Si l’armée est intervenue dans un conflit interne, comme une guerre civile, le problème de l’adaptation des forces armées à un système démocratique est d’autant plus grave. En Amérique latine, cette situation s’est présentée assez souvent. En Espagne, le passage d’un régime militaire à un régime plus démocratique a eu lieu plusieurs années après la guerre civile, lorsque les blessures s’étaient cicatrisées. Ce n’est pas le cas dans beaucoup de pays d’Amérique latine.
BID Amérique : Comment les citoyens ordinaires se rendent-ils compte de la démocratisation de leurs forces militaires ? Passe-t-elle inaperçue ?
Serra: L’une des meilleures façons d’améliorer l’image des militaires, c’est de leur confier des missions bien conçues en faveur de la démocratie. En Europe, plus particulièrement en Espagne, les missions qui ont légitimé les forces armées ont consisté à apporter un concours aux Nations unies, par exemple dans le cadre du referendum sur l’indépendance de la Namibie, de la crise yougoslave ou du désarmement des contras nicaraguayens. Se rendre utile à l’étranger est un facteur très positif pour les armées. J’ai préconisé vivement l’élargissement des missions de l’armée espagnole au sein des Nations unies. Dans beaucoup de pays, on voit les forces armées remplir des missions humanitaires, par exemple au lendemain de catastrophes naturelles. En Amérique latine, elles ont apporté une contribution importante à la société. Leur mobilisation, en plus d’accompagner les efforts des Casques bleus dans le monde entier, met aussi les militaires en communication avec leurs homologues étrangers, et les habitue à œuvrer pour la paix plutôt qu’à faire la guerre.
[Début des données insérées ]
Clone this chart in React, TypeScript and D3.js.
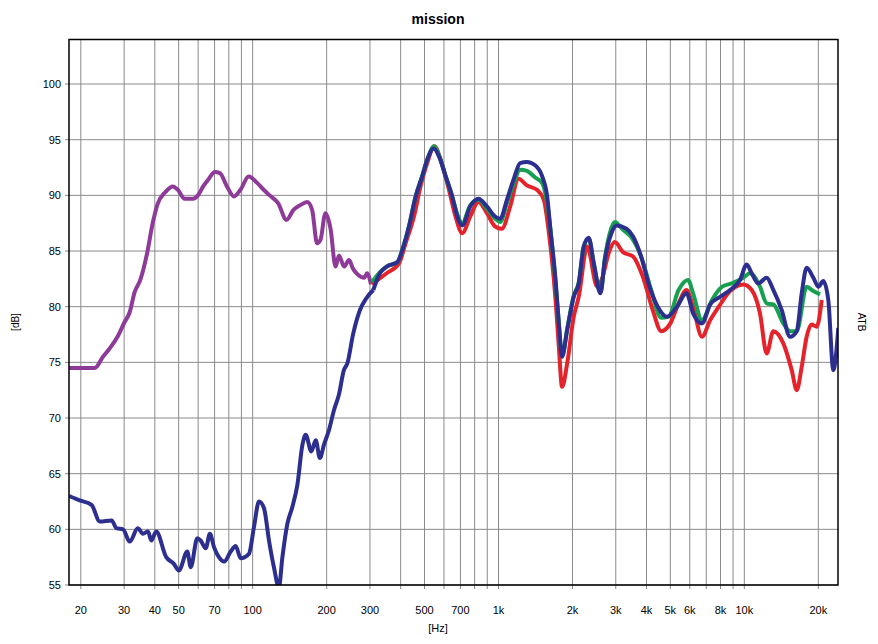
import * as d3 from "d3";

// chart text
const title = "mission";
const xUnit = "[Hz]";
const yUnit = "[dB]";
const sideLabel = "ATB";

// axes
const gridFreqs = [
  20, 30, 40, 50, 60, 70, 80, 90, 100, 200, 300, 400, 500, 600, 700, 800, 900,
  1000, 2000, 3000, 4000, 5000, 6000, 7000, 8000, 9000, 10000, 20000,
];
const labelFreqs = [
  20, 30, 40, 50, 70, 100, 200, 300, 500, 700, 1000, 2000, 3000, 4000, 5000,
  6000, 8000, 10000, 20000,
];
const dbTicks = [55, 60, 65, 70, 75, 80, 85, 90, 95, 100];

// [frequency Hz, level dB]
const wooferUpper: [number, number][] = [
  [17.9, 74.5], [20, 74.5], [22.8, 74.5], [24.6, 75.5], [26.1, 76.2],
  [28.2, 77.3], [30.1, 78.6], [31.6, 79.5], [33.1, 81.3], [34.9, 82.4],
  [37.2, 84.8], [39.2, 87.5], [41, 89.2], [44.2, 90.3], [47.3, 90.8],
  [49.6, 90.5], [52.9, 89.7], [57.2, 89.7], [59.9, 90.0], [62.9, 90.8],
  [65.9, 91.4], [70.1, 92.1], [73.6, 92.0], [78.6, 90.8], [83.9, 89.9],
  [89.2, 90.5], [96.3, 91.7], [104.5, 91.1], [110.8, 90.5], [117.3, 90.0],
  [126.9, 89.3], [137.3, 87.8], [146.6, 88.7], [155.8, 89.1], [166.6, 89.4],
  [174.5, 88.7], [182.8, 85.7], [188.7, 86.0], [197.7, 88.4], [207.4, 87.0],
  [217.3, 83.6], [224.6, 84.6], [235.4, 83.6], [246.7, 84.2], [256, 83.4],
  [267.1, 82.9], [284.5, 82.6], [292, 83.0], [302.9, 82.0],
];

const wooferLower: [number, number][] = [
  [17.9, 63.0], [19.8, 62.6], [22.1, 62.2], [23.9, 60.7], [26.7, 60.8],
  [27.9, 60.1], [29.7, 60.0], [31.6, 58.9], [34.1, 60.1], [35.8, 59.6],
  [37.5, 59.8], [38.7, 59.0], [40.5, 59.8], [44.5, 57.5], [47.8, 56.9],
  [50.1, 56.3], [54.2, 58.0], [56.0, 56.6], [59.5, 59.2], [61.4, 59.0],
  [64.4, 58.3], [67.0, 59.6], [69.6, 58.4], [72.9, 57.5], [76.5, 57.1],
  [81.4, 58.0], [85.3, 58.5], [89.4, 57.4], [96.6, 57.8], [101.2, 60.2],
  [106.1, 62.5], [111.2, 61.9], [116.5, 59.0], [122.0, 56.6], [127.9, 54.8],
  [132.1, 57.5], [138.4, 60.5], [145.0, 62.0], [152.0, 64.0], [159.4, 67.6],
  [164.3, 68.5], [173.3, 67.0], [180.5, 68.0], [187.7, 66.4], [195.0, 67.6],
  [204.3, 68.9], [214.1, 70.7], [224.3, 72.1], [235.0, 74.3], [242.7, 74.9],
  [256.6, 77.6], [273.2, 79.7], [290.8, 80.8], [309.5, 81.5],
];

const blueUpper: [number, number][] = [
  [309.5, 81.5], [329.5, 83.0], [350.7, 83.6], [387.7, 84.0], [406.4, 85.1],
  [432.3, 87.2], [460.4, 89.9], [489.3, 91.7], [512.8, 93.2], [545.3, 94.2],
  [572.6, 93.5], [609.7, 91.7], [648.5, 89.9], [679.7, 88.1], [712.4, 87.3],
  [767.4, 89.0], [829.2, 89.7], [897.3, 89.0], [969.5, 88.1], [1016, 87.9],
  [1082, 89.6], [1151, 91.4], [1225, 92.9], [1305, 93.0], [1410, 92.7],
  [1506, 91.7], [1578, 89.9], [1627, 86.9], [1707, 82.4], [1760, 78.5],
  [1814, 75.5], [1903, 77.9], [2024, 80.9], [2121, 82.1], [2222, 85.4],
  [2329, 86.2], [2441, 83.9], [2600, 81.2], [2707, 84.2], [2880, 86.6],
  [3020, 87.3], [3315, 87.0], [3528, 86.3], [3804, 84.5], [4114, 81.8],
  [4444, 80.0], [4847, 79.1], [5324, 80.0], [5817, 81.2], [6189, 79.4],
  [6723, 78.5], [7268, 80.2], [8000, 80.9], [8751, 81.5], [9606, 82.4],
  [10227, 83.8], [10717, 83.0], [11400, 82.1], [12330, 82.6], [13120, 81.5],
  [14190, 79.7], [15350, 77.3], [16340, 77.8], [17120, 81.2], [17930, 83.5],
  [19090, 82.6], [20000, 81.8], [20960, 82.3], [21960, 80.6], [23020, 74.3],
  [24120, 78.1],
];

const redUpper: [number, number][] = [
  [305.7, 82.0], [350.7, 83.0], [394, 83.9], [419, 85.7], [453, 88.1],
  [481.6, 90.8], [512.8, 92.9], [549, 94.4], [581.7, 93.2], [628.7, 90.5],
  [668.9, 88.1], [712.4, 86.6], [767.4, 88.1], [829.2, 89.4], [897.3, 88.4],
  [969.5, 87.2], [1032, 87.0], [1116, 89.0], [1206, 91.5], [1305, 90.9],
  [1433, 90.5], [1529, 89.6], [1604, 86.6], [1707, 80.6], [1760, 76.4],
  [1814, 72.8], [1903, 74.9], [2024, 79.1], [2121, 80.9], [2295, 85.4],
  [2520, 81.8], [2624, 82.4], [2836, 85.1], [2972, 85.8], [3210, 84.9],
  [3528, 84.5], [3863, 82.7], [4242, 79.7], [4590, 77.8], [5000, 78.5],
  [5403, 80.3], [5817, 81.5], [6189, 80.0], [6723, 77.3], [7268, 78.8],
  [7873, 80.0], [8751, 81.4], [9907, 82.0], [10717, 81.5], [11580, 79.4],
  [12330, 75.8], [13120, 77.8], [14410, 76.7], [15590, 74.3], [16340, 72.5],
  [17120, 74.6], [17930, 77.3], [18790, 78.4], [19700, 78.2], [20650, 80.6],
];

const greenUpper: [number, number][] = [
  [305.7, 82.2], [329.5, 83.1], [350.7, 83.6], [388, 84.0], [406, 85.1],
  [432, 87.2], [460, 89.9], [489, 91.7], [513, 93.2], [547, 94.4],
  [573, 93.6], [610, 91.7], [648, 89.9], [680, 88.3], [712, 87.5],
  [767, 89.1], [829, 89.6], [897, 88.8], [970, 87.9], [1016, 87.6],
  [1082, 89.3], [1151, 91.0], [1225, 92.3], [1305, 92.2], [1410, 91.6],
  [1506, 91.1], [1604, 88.1], [1707, 82.1], [1760, 78.5], [1814, 75.6],
  [1903, 78.0], [2024, 81.0], [2121, 82.2], [2222, 85.4], [2329, 86.1],
  [2441, 83.9], [2600, 81.3], [2707, 84.3], [2836, 86.6], [2972, 87.6],
  [3210, 86.9], [3452, 86.3], [3804, 84.5], [4180, 81.5], [4590, 79.0],
  [4921, 79.1], [5403, 81.5], [5905, 82.4], [6189, 81.2], [6723, 78.8],
  [7385, 80.6], [8128, 81.8], [8891, 82.1], [9907, 82.6], [10550, 83.0],
  [11580, 81.8], [12330, 80.3], [13120, 80.2], [14410, 78.5], [15350, 77.8],
  [16340, 77.8], [17930, 81.8], [19090, 81.4], [20320, 81.1],
];

const series = [
  { name: "woofer", data: wooferUpper, color: "#8e3a98" },
  { name: "wooferLow", data: wooferLower, color: "#2c2f8e" },
  { name: "red", data: redUpper, color: "#e5232b" },
  { name: "green", data: greenUpper, color: "#17a04f" },
  { name: "blue", data: blueUpper, color: "#2c2f8e" },
];

const App = () => {
  const width = 878;
  const height = 644;
  const marginLeft = 69;
  const marginRight = 40;
  const marginTop = 39.5;
  const marginBottom = 59;

  const x = d3.scaleLog([17.9, 24050], [marginLeft, width - marginRight]);
  const y = d3.scaleLinear([55, 104], [height - marginBottom, marginTop]);
  const line = d3
    .line<[number, number]>((d) => x(d[0]), (d) => y(d[1]))
    .curve(d3.curveMonotoneX);

  const fmt = (f: number) => (f >= 1000 ? f / 1000 + "k" : String(f));
  const font = "Arial, 'Liberation Sans', sans-serif";

  return (
    <svg
      width={width}
      height={height}
      style={{ position: "absolute", left: 0, top: 0, background: "#fff" }}
      fontFamily={font}
    >
      <defs>
        <clipPath id='plot'>
          <rect
            x={marginLeft}
            y={marginTop}
            width={width - marginRight - marginLeft}
            height={height - marginBottom - marginTop}
          />
        </clipPath>
      </defs>
      <text x={438} y={24} textAnchor='middle' fontSize={14} fontWeight='bold'>
        {title}
      </text>
      <g stroke='#8a8a8a' strokeWidth={1}>
        {gridFreqs.map((f) => (
          <line
            key={f}
            x1={x(f)}
            x2={x(f)}
            y1={marginTop}
            y2={height - marginBottom + 4}
          />
        ))}
        {dbTicks.map((v) => (
          <line
            key={v}
            x1={marginLeft - 4}
            x2={width - marginRight}
            y1={y(v)}
            y2={y(v)}
          />
        ))}
      </g>
      <g fontSize={11} fill='#000'>
        {labelFreqs.map((f) => (
          <text key={f} x={x(f)} y={614} textAnchor='middle'>
            {fmt(f)}
          </text>
        ))}
        {dbTicks.map((v) => (
          <text key={v} x={61} y={y(v) + 4} textAnchor='end'>
            {v}
          </text>
        ))}
        <text x={438} y={632} textAnchor='middle'>
          {xUnit}
        </text>
        <text
          transform={`translate(19,${322}) rotate(-90)`}
          textAnchor='middle'
          fontSize={10}
        >
          {yUnit}
        </text>
        <text
          transform={`translate(858,${322}) rotate(90)`}
          textAnchor='middle'
          fontSize={10}
        >
          {sideLabel}
        </text>
      </g>
      <g clipPath='url(#plot)' fill='none' strokeWidth={4} strokeLinejoin='round'>
        {series.map((s) => (
          <path key={s.name} d={line(s.data)!} stroke={s.color} />
        ))}
      </g>
      <rect
        x={marginLeft}
        y={marginTop}
        width={width - marginRight - marginLeft}
        height={height - marginBottom - marginTop}
        fill='none'
        stroke='#000'
        strokeWidth={1.5}
      />
    </svg>
  );
};

export default App;
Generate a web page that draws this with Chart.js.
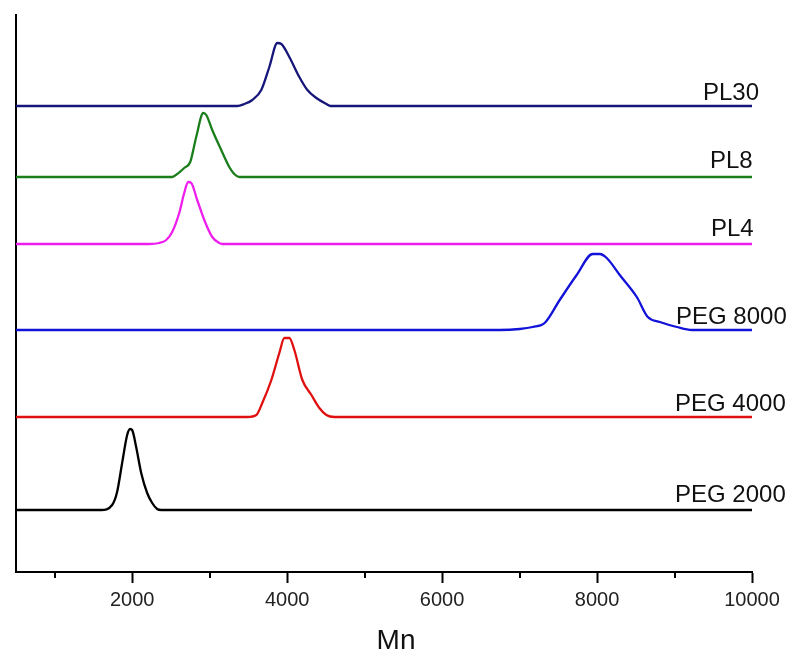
<!DOCTYPE html>
<html>
<head>
<meta charset="utf-8">
<script src="https://cdn.jsdelivr.net/npm/chart.js@4.4.1/dist/chart.umd.min.js"></script>
<style>
  html, body { margin: 0; padding: 0; background: #ffffff; }
  #wrap { width: 790px; height: 653px; position: relative; }
</style>
</head>
<body>
<div id="wrap"><canvas id="chart" width="790" height="653"></canvas></div>
<script>
// GPC traces, offset vertically (arbitrary stacked intensity units)
const seriesNames = ['PL30', 'PL8', 'PL4', 'PEG 8000', 'PEG 4000', 'PEG 2000'];
const seriesColors = ['#16167a', '#1a7f1a', '#ee1fee', '#1212d8', '#e01010', '#000000'];

const pl30Mn = [500, 3356, 3447, 3550, 3666, 3770, 3873, 3925, 4028, 4157, 4261, 4377, 4506, 4560, 10000];
const pl30Y  = [466, 466, 468, 472, 482, 505, 529, 528, 515, 495, 482, 474, 468, 466, 466];

const pl8Mn = [500, 2516, 2581, 2671, 2749, 2826, 2917, 2956, 3033, 3149, 3253, 3317, 3382, 10000];
const pl8Y  = [395, 395, 398, 404, 410, 435, 459, 457, 442, 422, 405, 398, 395, 395];

const pl4Mn = [500, 2219, 2348, 2439, 2516, 2607, 2671, 2723, 2762, 2839, 2930, 3033, 3124, 3162, 10000];
const pl4Y  = [328, 328, 329, 332, 340, 359, 379, 390, 389, 372, 352, 335, 329, 328, 328];

const peg8000Mn = [500, 6742, 7001, 7169, 7324, 7518, 7737, 7944, 8035, 8125, 8293, 8513, 8655, 8811, 9030, 9224, 10000];
const peg8000Y  = [242, 242, 243, 245, 249, 272, 297, 318, 318, 314, 297, 275, 255, 250, 245, 242, 242];

const peg4000Mn = [500, 3253, 3486, 3602, 3679, 3796, 3899, 3964, 4028, 4093, 4196, 4313, 4416, 4506, 4610, 10000];
const peg4000Y  = [155, 155, 155, 157, 169, 192, 219, 234, 234, 222, 192, 177, 164, 157, 155, 155];

const peg2000Mn = [500, 1599, 1741, 1805, 1870, 1935, 1973, 1999, 2051, 2116, 2193, 2258, 2322, 2374, 10000];
const peg2000Y  = [62, 62, 67, 80, 109, 137, 143, 142, 125, 99, 79, 69, 63, 62, 62];

const xTickValues = [2000, 4000, 6000, 8000, 10000];
const xMinorTicks = [1000, 3000, 5000, 7000, 9000];
const xTitle = 'Mn';

const seriesX = [pl30Mn, pl8Mn, pl4Mn, peg8000Mn, peg4000Mn, peg2000Mn];
const seriesY = [pl30Y, pl8Y, pl4Y, peg8000Y, peg4000Y, peg2000Y];

const datasets = seriesNames.map((name, i) => ({
  label: name,
  data: seriesX[i].map((x, k) => ({ x: x, y: seriesY[i][k] })),
  borderColor: seriesColors[i],
  borderWidth: 2.3,
  pointRadius: 0,
  cubicInterpolationMode: 'monotone',
  fill: false
}));

// label placement: left edge of text (px) and gap above the trace baseline (px)
const labelLayout = [
  { left: 703, gap: 6 },
  { left: 710, gap: 9 },
  { left: 711, gap: 8 },
  { left: 676, gap: 6 },
  { left: 675, gap: 6 },
  { left: 675, gap: 8 }
];

const annotate = {
  id: 'annotate',
  afterDraw(chart) {
    const ctx = chart.ctx;
    const xs = chart.scales.x, ys = chart.scales.y;
    ctx.save();
    // minor ticks on the Mn axis
    ctx.strokeStyle = '#000';
    ctx.lineWidth = 2;
    xMinorTicks.forEach(v => {
      const px = Math.round(xs.getPixelForValue(v));
      ctx.beginPath();
      ctx.moveTo(px, ys.bottom);
      ctx.lineTo(px, ys.bottom + 6);
      ctx.stroke();
    });
    // trace names
    ctx.fillStyle = '#111';
    ctx.font = '24px "Liberation Sans", Arial, sans-serif';
    ctx.textAlign = 'left';
    ctx.textBaseline = 'alphabetic';
    seriesNames.forEach((name, i) => {
      const yArr = seriesY[i];
      const py = ys.getPixelForValue(yArr[yArr.length - 1]) - labelLayout[i].gap;
      ctx.fillText(name, labelLayout[i].left, py);
    });
    // axis title
    ctx.font = '28px "Liberation Sans", Arial, sans-serif';
    ctx.textAlign = 'center';
    ctx.fillText(xTitle, 396, 649);
    ctx.restore();
  }
};

new Chart(document.getElementById('chart'), {
  type: 'line',
  data: { datasets: datasets },
  options: {
    responsive: false,
    animation: false,
    layout: { padding: { left: 16, right: 38, top: 15, bottom: 0 } },
    plugins: { legend: { display: false }, tooltip: { enabled: false } },
    scales: {
      x: {
        type: 'linear',
        min: 500,
        max: 10000,
        bounds: 'data',
        afterFit: s => { s.height = 81; },
        afterBuildTicks: s => { s.ticks = xTickValues.map(v => ({ value: v })); },
        ticks: {
          color: '#222',
          font: { size: 20, family: '"Liberation Sans", Arial, sans-serif' },
          padding: 5,
          maxRotation: 0,
          callback: v => String(v)
        },
        grid: {
          display: true,
          drawOnChartArea: false,
          drawTicks: true,
          tickLength: 11,
          tickWidth: 2,
          tickColor: '#000'
        },
        border: { display: true, color: '#000', width: 2 }
      },
      y: {
        type: 'linear',
        min: 0,
        max: 557,
        afterFit: s => { s.width = 0; },
        ticks: { display: false },
        grid: { display: false, drawTicks: false },
        border: { display: true, color: '#000', width: 2 }
      }
    }
  },
  plugins: [annotate]
});
</script>
</body>
</html>
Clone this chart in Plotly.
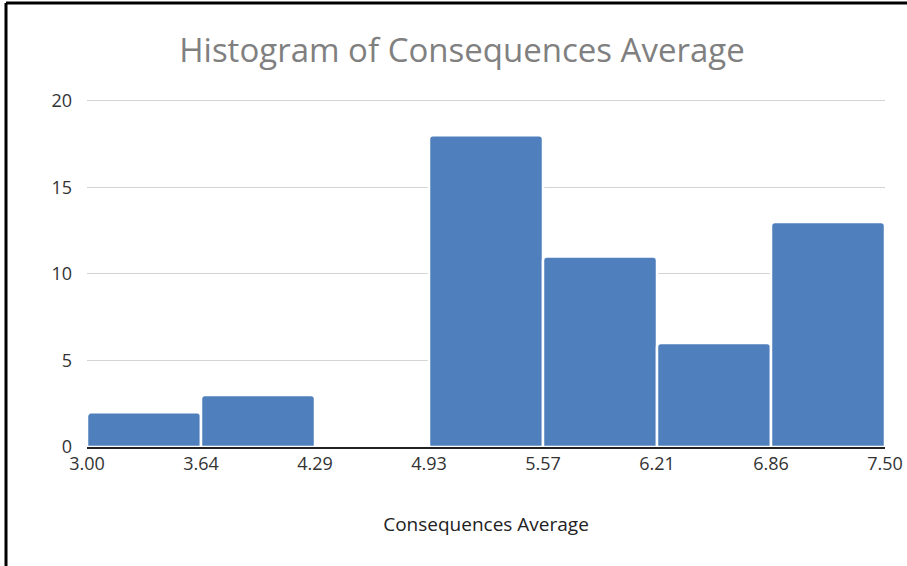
import plotly.graph_objects as go

# Histogram bins (edges) and counts per bin
bin_edges = [3.00, 3.642857, 4.285714, 4.928571, 5.571429, 6.214286, 6.857143, 7.50]
counts = [2, 3, 0, 18, 11, 6, 13]
tick_labels = ["3.00", "3.64", "4.29", "4.93", "5.57", "6.21", "6.86", "7.50"]
y_ticks = [0, 5, 10, 15, 20]

centers = [(a + b) / 2 for a, b in zip(bin_edges[:-1], bin_edges[1:])]
widths = [b - a for a, b in zip(bin_edges[:-1], bin_edges[1:])]

fig = go.Figure(
    go.Bar(
        x=centers,
        y=counts,
        width=widths,
        marker=dict(color="#4f7fbc", line=dict(color="white", width=2.5)),
        hoverinfo="x+y",
    )
)

# small headroom above 20 so the top gridline is drawn
y_top = 20.1

fig.update_layout(
    width=907,
    height=566,
    margin=dict(l=87, r=22, t=99, b=119, autoexpand=False),
    paper_bgcolor="white",
    plot_bgcolor="white",
    showlegend=False,
    barcornerradius=4,
    font=dict(family="Open Sans", color="#404040", size=18),
    title=dict(
        text="Histogram of Consequences Average",
        x=462 / 907,
        xanchor="center",
        y=1 - 50 / 566,
        yanchor="middle",
        font=dict(family="Open Sans", size=33, color="#808080"),
    ),
    xaxis=dict(
        range=[bin_edges[0], bin_edges[-1]],
        tickmode="array",
        tickvals=bin_edges,
        ticktext=tick_labels,
        showgrid=False,
        zeroline=False,
        showline=True,
        linecolor="#222222",
        linewidth=1.5,
        ticks="",
        automargin=False,
        tickfont=dict(size=18, color="#333333"),
        title=dict(text="Consequences Average", standoff=43,
                   font=dict(size=19, color="#222222")),
    ),
    yaxis=dict(
        range=[0, y_top],
        tickmode="array",
        tickvals=y_ticks,
        showgrid=True,
        gridcolor="#d4d4d4",
        gridwidth=1,
        zeroline=False,
        ticks="",
        automargin=False,
        ticklabelstandoff=14,
        tickfont=dict(size=18, color="#333333"),
    ),
)

# Frame lines along the top and left edges of the page
plot_h = 566 - 99 - 119
fig.add_shape(type="line", xref="paper", yref="paper",
              x0=(6 - 87) / 798, x1=(907 - 87) / 798,
              y0=(447 - 3) / plot_h, y1=(447 - 3) / plot_h,
              line=dict(color="black", width=3))
fig.add_shape(type="line", xref="paper", yref="paper",
              x0=(6 - 87) / 798, x1=(6 - 87) / 798,
              y0=(447 - 3) / plot_h, y1=(447 - 566) / plot_h,
              line=dict(color="black", width=3))

fig.write_html("out.html")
L’armée peut jouer un rôle positif aussi au moyen de la coopération régionale visant à instaurer un climat de confiance entre voisins et à coordonner l’œuvre des militaires. Dans le cône Sud, l’Argentine et le Chili en sont un bel exemple. Les deux pays étaient sur le point de se faire la guerre en raison de problèmes frontaliers, mais aujourd’hui ils coopèrent étroitement l’un avec l’autre. Ainsi, le plus beau fleuron de la marine de guerre argentine a été modernisé au Chili.
BID Amérique : Parlons budgets. Au cours d’un récent discours à la BID, l’ex-président costaricien Carlos Arias a abordé la question des dépenses militaires, affirmant que le secret qui enveloppe les budgets militaires était une “ forme de corruption ”. Qu’en pensez-vous ?
Serra: La transparence est cruciale. La sécurité militaire ne devrait pas s’entacher de tractations et d’opacité. Il n’y a aucune raison à l’heure actuelle qui empêcherait un pays quelconque d’être tout à fait transparent sur ses dépenses militaires. Les gouvernements doivent encadrer les dépenses militaires et avoir le pouvoir décisionnel. En outre, les gouvernements et les assemblées législatives doivent collaborer sur les questions de défense. Sécurité ne doit plus rimer avec secret mais avec transparence.
Dans la région, les dépenses militaires, exprimées en pourcentage du produit intérieur brut de chaque pays, ne sont pas très lourdes. Je ne pense donc pas que le budget des dépenses militaires pose problème. Et je pense qu’il serait utopiste de croire que les militaires pourraient disparaître de l’Amérique latine un jour. Il en va de la souveraineté.